De film voelt in het eerste deel best rustgevend, ondanks gewelddadige erupties. Vooral doordat de door Lyons foto’s geïnspireerde beelden de kijker naar een pre-digitaal tijdperk katapulteren. Maar ook omdat Nichols inzoomt op het groepsgevoel en de onderlinge loyaliteit. De volkse personages van Hardy, Butler en Comer konden gemakkelijk cartoonesk worden, maar dankzij het onderhoudende acteerwerk voelen ze toch authentiek.
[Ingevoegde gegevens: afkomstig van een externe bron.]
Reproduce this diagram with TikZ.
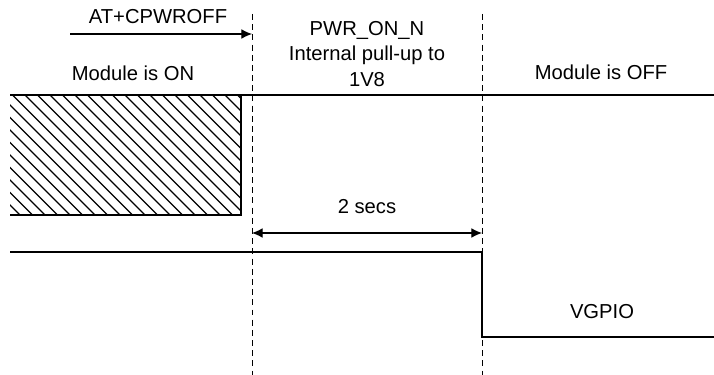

Maar gaandeweg krijg je het gevoel dat er iets mist. Als de loyaliteit uit de beginjaren begint te verkruimelen en geweld steeds prominenter wordt, suggereert de film dat dat komt door te snelle uitbreiding, baldadige jongeren, veteranen met PTSS, drugs. Dat voelt als een simplistische vervlakking van de personages. Want zat dat geweld er niet altijd in? Johnny evolueert wel erg gemakkelijk van een vader met tough guy-ambities naar een psychopaat. Benny knalt al vanaf het begin met 135 per uur door een schoolzone. En als een vrouw met witte jeans het stamcafe van de club binnenwandelt, wordt ze misschien niet verkracht door deze mannen ‘met principes’, maar eindigt ze wel met een derrière zwart van de handafdrukken. Het wordt niet uitgediept, al intrigeert het meer dan de clichés over de familiezin van de motorbende. Of de amusante observaties van Kathy, zoals dat deze mannen vanuit hun gedeelde hekel aan regeltjes een club vormden met een zeer strikte gedragscode.

Behalve nostalgisch is deze film een eye-opener voor de gevaren van nostalgie. Dat een geromantiseerd gevoel van vrijheid in zachte tinten van het scherm spat, maakt het niet tot iets om naar terug te verlangen.